# Geräteprüfung



## ssound1de (8 November 2010)

Hallo,

habe was läuten hören, dass es bei der Kleingeräteprüfung in
Verbindung mit Computern und Monitore eine Änderung geben soll.
Angeblich müssen diese Geräte nicht mehr geprüft werden.
Ist das wahr? Ich kanns mir nicht ganz vorstellen.

Danke und Gruß


----------



## MSB (8 November 2010)

Gibts ne neue Edition der BGV A3?

Aber ganz ehrlich, das da irgend was weg kommt, sprich nicht mehr geprüft werden muss,
ist fast sowas wie die berühmte "Hell Freezes Over" Aktion.


----------



## Homer79 (8 November 2010)

...mir wäre das auch neu...und vorstellen könnt ich mir das auch nicht *vde*


----------



## TimoK (8 November 2010)

Da wird es auch so schnell keine Änderung geben... Falls es geändert worder wäre (!), dann hätte das mit der TRBS2131, die jedoch wieder abgekündigt ist, passieren müssen.

Also schön weiter prüfen 

 P.S. Da der Betreiber ja selber seine Prüffristen definieren muss, kannst du anhand deiner Gefährdungsbeurteilung auch selbst definieren, dass du solche Geräte nicht mehr oder nur noch wesentlich seltener prüfen musst.

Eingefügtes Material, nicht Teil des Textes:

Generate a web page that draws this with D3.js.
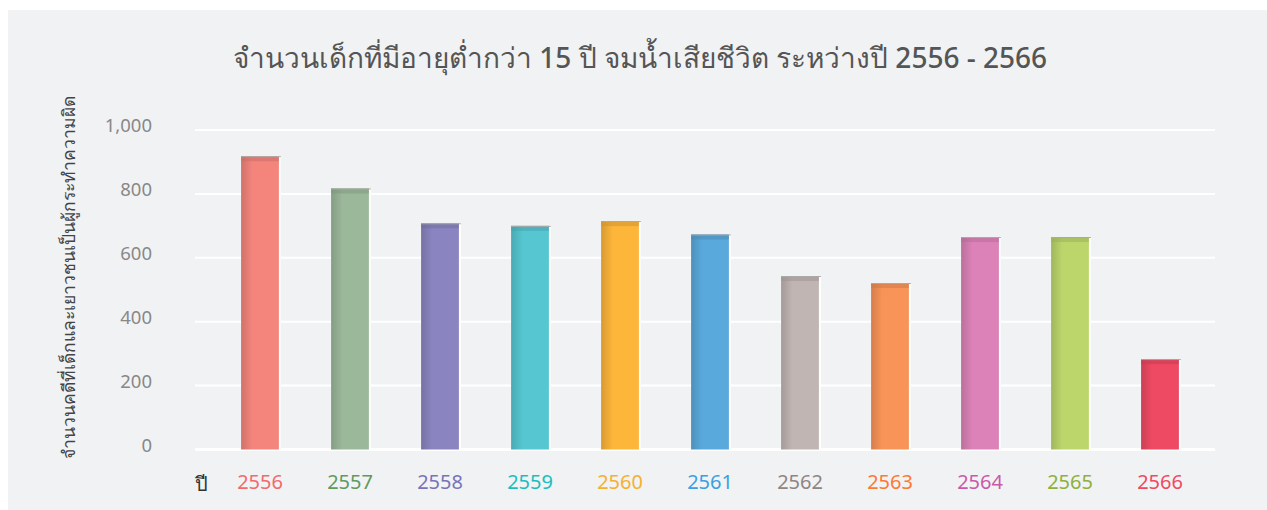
<!DOCTYPE html>
<html>
<head>
<meta charset="utf-8">
<script src="https://cdn.jsdelivr.net/npm/d3@7"></script>
<style>
  body { margin: 0; background: #fff; font-family: "Noto Sans", "DejaVu Sans", sans-serif; }
</style>
</head>
<body>
<div id="main"></div>
<script>
const years = ["2556", "2557", "2558", "2559", "2560", "2561", "2562", "2563", "2564", "2565", "2566"];
const counts = [918, 817, 708, 700, 715, 673, 543, 521, 665, 665, 283];
const barColors = ["#f4857d", "#9bb89a", "#8a85c0", "#56c6d1", "#fdb53a", "#5aa9dc",
    "#c0b5b2", "#f99458", "#dc82b8", "#bcd66c", "#ef4a63"];
const labelColors = ["#f26b6b", "#5f9a5f", "#7a72b8", "#1dbdbd", "#f5b030", "#3aa0e0",
    "#8f8582", "#fb7a35", "#c95aaa", "#8fb03c", "#ee4a63"];
const yTicks = [0, 200, 400, 600, 800, 1000];

const W = 1267, H = 510;
const svg = d3.select('#main').append('svg')
    .attr('width', W)
    .attr('height', H);

// panel
svg.append('rect')
    .attr('x', 8).attr('y', 10)
    .attr('width', W - 8).attr('height', H - 10)
    .attr('fill', '#f1f2f4');

svg.append('text')
    .attr('x', 640).attr('y', 68)
    .attr('text-anchor', 'middle')
    .attr('fill', '#555')
    .style('font-size', '28px')
    .style('font-weight', '500')
    .text('จำนวนเด็กที่มีอายุต่ำกว่า 15 ปี จมน้ำเสียชีวิต ระหว่างปี 2556 - 2566');

const x = d3.scaleBand()
    .domain(years)
    .range([215, 1205])
    .paddingInner(0.58)
    .paddingOuter(0.29);

const y = d3.scaleLinear()
    .domain([0, 1000])
    .range([449.5, 130]);

// grid
svg.append('g')
    .selectAll('line')
    .data(yTicks)
    .enter()
    .append('line')
    .attr('x1', 195).attr('x2', 1215)
    .attr('y1', d => y(d)).attr('y2', d => y(d))
    .attr('stroke', '#fff')
    .attr('stroke-width', d => d === 0 ? 3 : 2);

const yAxis = d3.axisLeft(y)
    .tickValues(yTicks)
    .tickFormat(d3.format(','))
    .tickSize(0)
    .tickPadding(0);

const yg = svg.append('g')
    .attr('transform', 'translate(152,-4)')
    .call(yAxis);
yg.select('.domain').remove();
yg.selectAll('text')
    .attr('fill', '#888')
    .style('font-size', '18.5px')
    .style('font-family', '"Noto Sans", sans-serif');

svg.append('text')
    .attr('transform', 'translate(75,277) rotate(-90)')
    .attr('text-anchor', 'middle')
    .attr('fill', '#444')
    .style('font-size', '17.5px')
    .style('font-weight', '500')
    .text('จำนวนคดีที่เด็กและเยาวชนเป็นผู้กระทำความผิด');

// gradients
const defs = svg.append('defs');
barColors.forEach(function (c, i) {
    const dark = d3.color(c).darker(0.45);
    const g = defs.append('linearGradient')
        .attr('id', 'g' + i)
        .attr('x1', 0).attr('x2', 1).attr('y1', 0).attr('y2', 0);
    g.append('stop').attr('offset', '0%').attr('stop-color', dark);
    g.append('stop').attr('offset', '30%').attr('stop-color', c);
    g.append('stop').attr('offset', '100%').attr('stop-color', c);
});

const bars = svg.append('g')
    .selectAll('g')
    .data(counts)
    .enter()
    .append('g');

// white shadow on the right
bars.append('rect')
    .attr('x', (d, i) => x(years[i]) + 2)
    .attr('y', d => y(d))
    .attr('width', x.bandwidth())
    .attr('height', d => y(0) - y(d))
    .attr('fill', '#fff');

bars.append('rect')
    .attr('x', (d, i) => x(years[i]))
    .attr('y', d => y(d))
    .attr('width', x.bandwidth())
    .attr('height', d => y(0) - y(d))
    .attr('fill', (d, i) => 'url(#g' + i + ')');

// darker top edge
bars.append('rect')
    .attr('x', (d, i) => x(years[i]))
    .attr('y', d => y(d))
    .attr('width', x.bandwidth())
    .attr('height', 5)
    .attr('fill', (d, i) => d3.color(barColors[i]).darker(0.6))
    .attr('opacity', 0.5);

bars.append('line')
    .attr('x1', (d, i) => x(years[i]))
    .attr('x2', (d, i) => x(years[i]) + x.bandwidth() + 2)
    .attr('y1', d => y(d) + 0.5)
    .attr('y2', d => y(d) + 0.5)
    .attr('stroke', '#aaa')
    .attr('stroke-width', 1);

// x labels
const xAxis = d3.axisBottom(x).tickSize(0).tickPadding(0);
const xg = svg.append('g')
    .attr('transform', 'translate(0,475)')
    .call(xAxis);
xg.select('.domain').remove();
xg.selectAll('text')
    .attr('fill', (d, i) => labelColors[i])
    .style('font-size', '20px')
    .style('font-family', '"Noto Sans", sans-serif');

svg.append('text')
    .attr('x', 201).attr('y', 491)
    .attr('text-anchor', 'middle')
    .attr('fill', '#333')
    .style('font-size', '20px')
    .text('ปี');
</script>
</body>
</html>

Geht alles, wenn du der Meinung bist und das begründen kannst, allerdings wäre ich mit solchen Dingen vorsichtig...


----------



## ssound1de (9 November 2010)

Die Aussage kam von der Firma, von der wir unsere IT-Geräte gemietet haben. 'Die' müssten dann nämlich die Prüfung durchführen bzw. wir verrechnen ihnen die Prüfung.

Ich habs mir auch nicht so recht vorstellen können.

Vielen Dank für Eure Antworten.


----------